The muni market suffered a vicious sell-off beginning in late October, first as investors shied away from bonds in general, then as fears mounted about the strained finances of many state and local governments.

Those fears were fanned by Wall Street banking analyst Meredith Whitney, who warned in late December that “hundreds of billions of dollars” in muni bonds would default in 2011.

Whitney has been savaged since then by many muni market pros who say her default predictions are vastly overstated, and that she triggered needless panic among some muni investors.

Bloomberg News wrote a long piece on Whitney on Tuesday. In an interview she told Bloomberg that she didn’t have specific numbers to back up her default estimate.

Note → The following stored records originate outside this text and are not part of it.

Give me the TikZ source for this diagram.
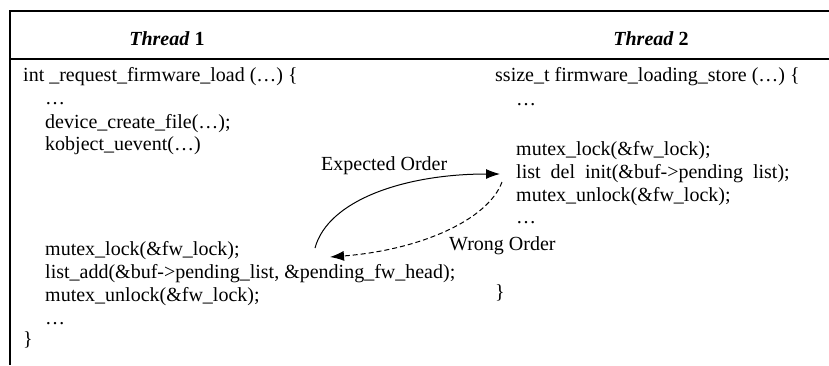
\documentclass[tikz,border=0pt]{standalone}
\usepackage{fontspec}
\setmainfont{Liberation Serif}
\usetikzlibrary{arrows.meta}
\begin{document}
\begin{tikzpicture}[x=1pt, y=-1pt, every node/.style={font=\fontsize{20}{22}\selectfont},
  codeln/.style={anchor=base west,inner sep=0pt},
  hdr/.style={font=\fontsize{20}{22}\selectfont\bfseries},
  order/.style={line width=1pt,-{Latex[length=14pt,width=10pt]}}]
\useasboundingbox (0,0) rectangle (829,365);
% table frame
\draw[line width=1.8pt] (829,11) -- (10,11) -- (10,365);
\draw[line width=1.8pt] (10,59) -- (829,59);
\node[hdr] (th1) at (167,39) {\textit{Thread} 1};
\node[hdr] (th2) at (651,39) {\textit{Thread} 2};
% thread 1
\node[codeln] (a1) at (23,81) {int \_request\_firmware\_load (…) \{};
\node[codeln] (a2) at (45,104) {…};
\node[codeln] (a3) at (45,128) {device\_create\_file(…);};
\node[codeln] (a4) at (45,150) {kobject\_uevent(…)};
\node[codeln] (a5) at (45,255) {mutex\_lock(\&fw\_lock);};
\node[codeln] (a6) at (45,278) {list\_add(\&buf->pending\_list, \&pending\_fw\_head);};
\node[codeln] (a7) at (45,301) {mutex\_unlock(\&fw\_lock);};
\node[codeln] (a8) at (45,324) {…};
\node[codeln] (a9) at (23,345) {\}};
% thread 2
\node[codeln] (b1) at (495,81) {ssize\_t firmware\_loading\_store (…) \{};
\node[codeln] (b2) at (516,105) {…};
\node[codeln] (b3) at (516,155) {mutex\_lock(\&fw\_lock);};
\node[codeln] (b4) at (516,178) {list\enspace del\enspace init(\&buf->pending\enspace list);};
\node[codeln] (b5) at (516,201) {mutex\_unlock(\&fw\_lock);};
\node[codeln] (b6) at (516,223) {…};
\node[codeln] (b7) at (495,298) {\}};
% orderings
\coordinate (exps) at (315,248);
\coordinate (expe) at (500,174);
\coordinate (wros) at (502,182);
\coordinate (wroe) at (330,257);
\draw[order] (exps) .. controls (328,200) and (405,174) .. (expe);
\draw[order,dash pattern=on 5pt off 3pt] (wros) .. controls (488,220) and (420,250) .. (wroe);
\node[codeln] (explbl) at (321,170) {Expected Order};
\node[codeln] (wrolbl) at (449,250) {Wrong Order};
\end{tikzpicture}
\end{document}
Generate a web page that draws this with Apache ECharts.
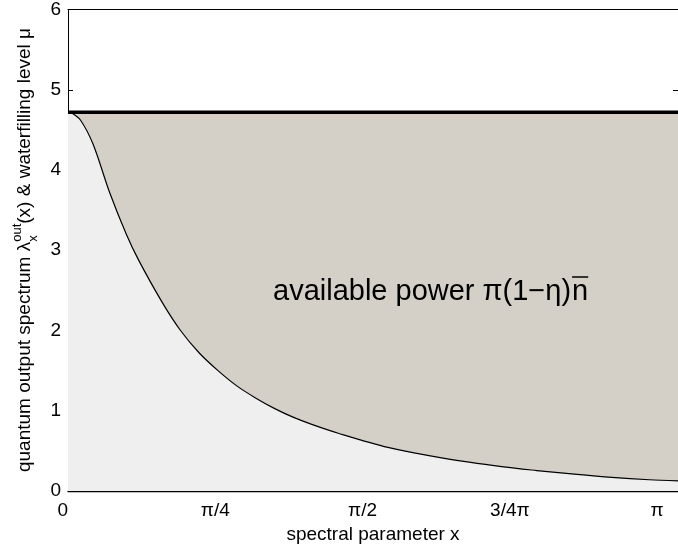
<!DOCTYPE html>
<html>
<head>
<meta charset="utf-8">
<script src="https://cdn.jsdelivr.net/npm/echarts@6/dist/echarts.min.js"></script>
<style>
html,body{margin:0;padding:0;background:#fff;}
#chart{width:678px;height:550px;}
</style>
</head>
<body>
<div id="chart"></div>
<script>
// ---- data ----
const xRad = [0, 0.02, 0.067, 0.134, 0.222, 0.311, 0.376, 0.5, 0.6, 0.7, 0.8, 0.9, 1.0, 1.1, 1.2, 1.3, 1.441, 1.706, 2.0, 2.323, 2.5, 2.7, 2.9, 3.1, 3.253];
const lambdaOut = [4.72, 4.71, 4.62, 4.32, 3.72, 3.20, 2.88, 2.36, 2.0, 1.72, 1.5, 1.31, 1.16, 1.03, 0.92, 0.83, 0.72, 0.543, 0.41, 0.30, 0.255, 0.21, 0.17, 0.14, 0.125];
const muLevel = 4.72;
const muX = [0, 3.253];
const xTickLabels = ['0', 'π/4', 'π/2', '3/4π', 'π'];
const yTicks = [0, 1, 2, 3, 4, 5, 6];

const FONT = '"Liberation Sans", Arial, Helvetica, sans-serif';
const ctx2d = document.createElement('canvas').getContext('2d');
function tw(s, size) { ctx2d.font = size + 'px ' + FONT; return ctx2d.measureText(s).width; }

const curveData = xRad.map((x, i) => [x, lambdaOut[i]]);
const muData = muX.map(x => [x, muLevel]);

const chart = echarts.init(document.getElementById('chart'), null, {renderer: 'canvas'});

// y-axis title pieces
const yt1 = 'quantum output spectrum λ';
const ytSup = 'out';
const ytSub = 'x';
const yt2 = '(x) & waterfilling level μ';
const YFS = 19, YSS = 13;
const w1 = tw(yt1, YFS), wS = Math.max(tw(ytSup, YSS), tw(ytSub, YSS)), w2 = tw(yt2, YFS);
const Wt = w1 + wS + w2;

// annotation pieces
const ann1 = 'available power π(1−η)';
const ann2 = 'n';
const AFS = 29;
const aw1 = tw(ann1, AFS), aw2 = tw(ann2, AFS);
const annX = 273, annY = 292;

const option = {
  animation: false,
  grid: {left: 68, top: 8, right: -4, bottom: 59, containLabel: false},
  xAxis: [{
    type: 'value', min: 0, max: 3.253, interval: Math.PI / 4,
    axisLine: {show: true, lineStyle: {color: '#000', width: 1.3}},
    axisTick: {show: false},
    splitLine: {show: false},
    axisLabel: {
      color: '#000', fontSize: 19, fontFamily: FONT, margin: 10, showMaxLabel: false,
      alignMinLabel: 'right',
      formatter: v => { const k = Math.round(v / (Math.PI / 4)); return Math.abs(k * Math.PI / 4 - v) < 1e-6 ? (xTickLabels[k] || '') : ''; }
    },
    name: 'spectral parameter x', nameLocation: 'middle', nameGap: 31,
    nameTextStyle: {color: '#000', fontSize: 19, fontFamily: FONT}
  }, {
    type: 'value', position: 'top', min: 0, max: 3.253,
    axisLine: {show: true, onZero: false, lineStyle: {color: '#000', width: 1}},
    axisTick: {show: false}, axisLabel: {show: false}, splitLine: {show: false}
  }],
  yAxis: [{
    type: 'value', min: 0, max: 6, interval: 1,
    axisLine: {show: true, onZero: false, lineStyle: {color: '#000', width: 1}},
    axisTick: {show: true, inside: true, length: 5, lineStyle: {color: '#000'}},
    splitLine: {show: false},
    axisLabel: {color: '#000', fontSize: 19, fontFamily: FONT, margin: 7,
      formatter: v => yTicks.indexOf(v) >= 0 ? String(v) : ''}
  }, {
    type: 'value', position: 'right', min: 0, max: 6, interval: 1,
    axisLine: {show: true, onZero: false, lineStyle: {color: '#000', width: 1}},
    axisTick: {show: true, inside: true, length: 5, lineStyle: {color: '#000'}},
    axisLabel: {show: false}, splitLine: {show: false}
  }],
  series: [{
    type: 'line', data: muData, symbol: 'none', silent: true, z: 1,
    lineStyle: {width: 0, opacity: 0},
    areaStyle: {color: '#d4d0c8', opacity: 1}
  }, {
    type: 'line', data: curveData, symbol: 'none', smooth: 0.3, silent: true, z: 2,
    lineStyle: {color: '#000', width: 1.2},
    areaStyle: {color: '#efefef', opacity: 1}
  }, {
    type: 'line', data: muData, symbol: 'none', silent: true, z: 3,
    lineStyle: {color: '#000', width: 3.5}
  }],
  graphic: {
    elements: [{
      type: 'group', x: 25, y: 250, rotation: Math.PI / 2, z: 100,
      children: [
        {type: 'text', z: 100, x: -Wt / 2, y: 0, style: {text: yt1, fontSize: YFS, fontFamily: FONT, fill: '#000', verticalAlign: 'middle', align: 'left'}},
        {type: 'text', z: 100, x: -Wt / 2 + w1, y: -8, style: {text: ytSup, fontSize: YSS, fontFamily: FONT, fill: '#000', verticalAlign: 'middle', align: 'left'}},
        {type: 'text', z: 100, x: -Wt / 2 + w1, y: 8, style: {text: ytSub, fontSize: YSS, fontFamily: FONT, fill: '#000', verticalAlign: 'middle', align: 'left'}},
        {type: 'text', z: 100, x: -Wt / 2 + w1 + wS, y: 0, style: {text: yt2, fontSize: YFS, fontFamily: FONT, fill: '#000', verticalAlign: 'middle', align: 'left'}}
      ]
    }, {
      type: 'text', z: 100, x: annX, y: annY,
      style: {text: ann1, fontSize: AFS, fontFamily: FONT, fill: '#000', verticalAlign: 'middle', align: 'left'}
    }, {
      type: 'text', z: 100, x: annX + aw1 + 1, y: annY,
      style: {text: ann2, fontSize: AFS, fontFamily: FONT, fill: '#000', verticalAlign: 'middle', align: 'left'}
    }, {
      type: 'line', z: 100, shape: {x1: annX + aw1 + 1, y1: annY - 15, x2: annX + aw1 + 1 + aw2, y2: annY - 15},
      style: {stroke: '#000', lineWidth: 1.5}
    }]
  }
};
chart.setOption(option);
</script>
</body>
</html>
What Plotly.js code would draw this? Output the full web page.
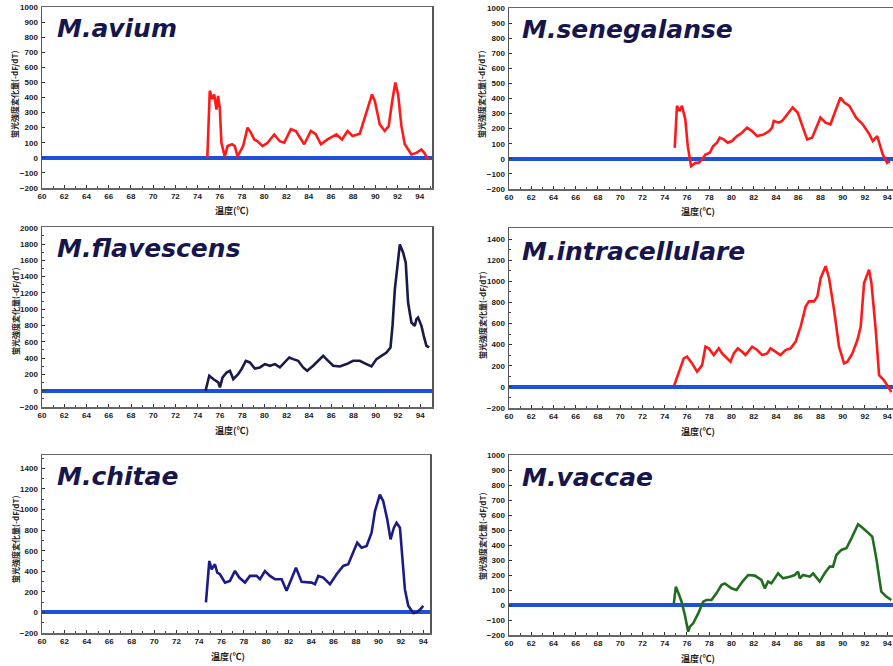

“Quantifying is a guesstimate at this point,” she said. “I was giving an approximation of a magnitude that will bear out to be correct.”

Even as other muni investors continue to seek to discredit Whitney, muni mutual funds still are suffering net redemptions as sellers outnumber buyers. Redemptions totaled $2.7 billion in the seven days ended Jan. 26, down from $5.7 billion the previous week but still the 12th straight week of net withdrawals, according to the Investment Company Institute.

The funds, which owned $473 billion worth of munis at year-end, normally provide critical long-term support for the $2.9-trillion market. As investors pull their money, fund managers can be forced to sell bonds to raise cash, dumping more securities into a market still struggling to find buyers.

Despite lucrative yields on munis, “There’s not a lot of excitement for them, though there should be,” said George Strickland, a veteran muni fund manager at Thornburg Investment Management in Santa Fe, N.M.